■ Problem details
Print the listing from its top line through the line containing "import matplotlib.pyplot as plt", nothing more, and leave out the pictures.
>> Start Stored data
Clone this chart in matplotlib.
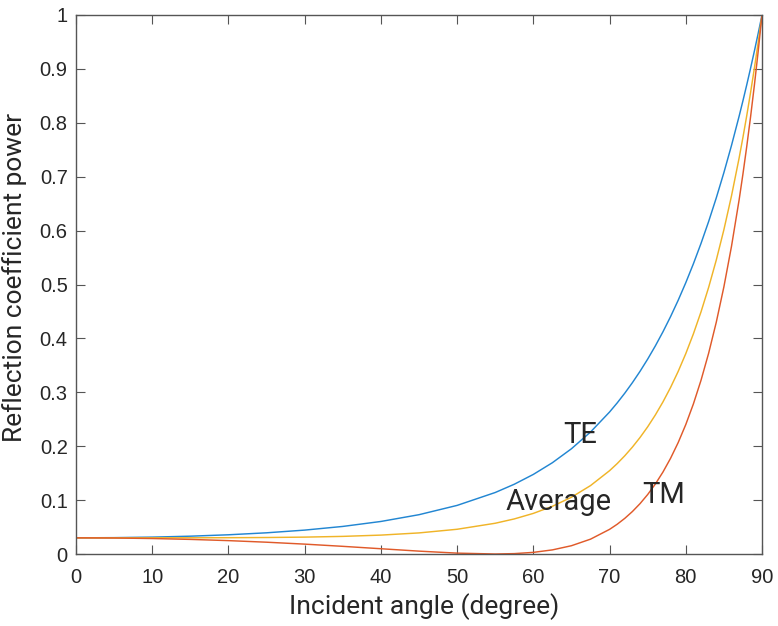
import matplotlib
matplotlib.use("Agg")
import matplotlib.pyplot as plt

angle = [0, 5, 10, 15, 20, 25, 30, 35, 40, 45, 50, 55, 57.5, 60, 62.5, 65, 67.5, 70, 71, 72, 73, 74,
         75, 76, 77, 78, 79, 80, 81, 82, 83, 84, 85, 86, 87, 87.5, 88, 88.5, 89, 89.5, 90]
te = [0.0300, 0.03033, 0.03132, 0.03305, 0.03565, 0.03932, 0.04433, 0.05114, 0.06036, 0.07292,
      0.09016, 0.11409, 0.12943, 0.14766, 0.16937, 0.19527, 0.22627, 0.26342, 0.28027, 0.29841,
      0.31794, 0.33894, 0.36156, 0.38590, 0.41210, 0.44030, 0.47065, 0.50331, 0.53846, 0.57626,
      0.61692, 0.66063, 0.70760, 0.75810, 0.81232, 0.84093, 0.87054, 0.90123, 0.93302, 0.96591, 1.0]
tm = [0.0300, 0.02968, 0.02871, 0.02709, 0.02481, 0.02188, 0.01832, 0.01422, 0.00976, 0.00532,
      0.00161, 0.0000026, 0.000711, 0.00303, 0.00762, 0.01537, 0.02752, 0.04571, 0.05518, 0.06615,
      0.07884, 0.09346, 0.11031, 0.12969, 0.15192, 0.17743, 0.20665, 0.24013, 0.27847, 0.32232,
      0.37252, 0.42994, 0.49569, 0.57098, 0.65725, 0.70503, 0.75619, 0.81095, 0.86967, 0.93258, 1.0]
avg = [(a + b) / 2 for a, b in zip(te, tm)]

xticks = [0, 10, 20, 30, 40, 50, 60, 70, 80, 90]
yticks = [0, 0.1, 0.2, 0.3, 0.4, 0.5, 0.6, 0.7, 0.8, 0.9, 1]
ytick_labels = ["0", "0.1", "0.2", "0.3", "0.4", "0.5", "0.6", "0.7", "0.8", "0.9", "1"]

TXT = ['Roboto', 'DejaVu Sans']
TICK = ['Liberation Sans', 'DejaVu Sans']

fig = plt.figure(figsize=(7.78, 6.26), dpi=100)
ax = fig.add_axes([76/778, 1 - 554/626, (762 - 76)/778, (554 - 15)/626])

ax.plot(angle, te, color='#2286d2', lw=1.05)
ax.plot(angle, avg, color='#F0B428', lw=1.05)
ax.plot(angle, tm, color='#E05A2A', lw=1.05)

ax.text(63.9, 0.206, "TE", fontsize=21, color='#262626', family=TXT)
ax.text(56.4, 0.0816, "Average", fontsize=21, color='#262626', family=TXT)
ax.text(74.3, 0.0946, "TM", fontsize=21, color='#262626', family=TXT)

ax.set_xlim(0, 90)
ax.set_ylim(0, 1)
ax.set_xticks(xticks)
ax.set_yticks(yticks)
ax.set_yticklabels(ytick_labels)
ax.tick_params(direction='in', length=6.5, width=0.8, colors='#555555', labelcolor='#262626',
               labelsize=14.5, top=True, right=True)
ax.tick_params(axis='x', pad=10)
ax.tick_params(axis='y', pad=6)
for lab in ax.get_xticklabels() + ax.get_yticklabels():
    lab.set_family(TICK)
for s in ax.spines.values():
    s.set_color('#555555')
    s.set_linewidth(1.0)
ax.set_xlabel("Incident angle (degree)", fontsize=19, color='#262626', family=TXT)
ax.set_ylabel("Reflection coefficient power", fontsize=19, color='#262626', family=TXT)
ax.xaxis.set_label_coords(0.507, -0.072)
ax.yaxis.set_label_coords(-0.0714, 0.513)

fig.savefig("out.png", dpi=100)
>> End Stored data
■ The output
Clone this chart in matplotlib.
import matplotlib
matplotlib.use("Agg")
import matplotlib.pyplot as plt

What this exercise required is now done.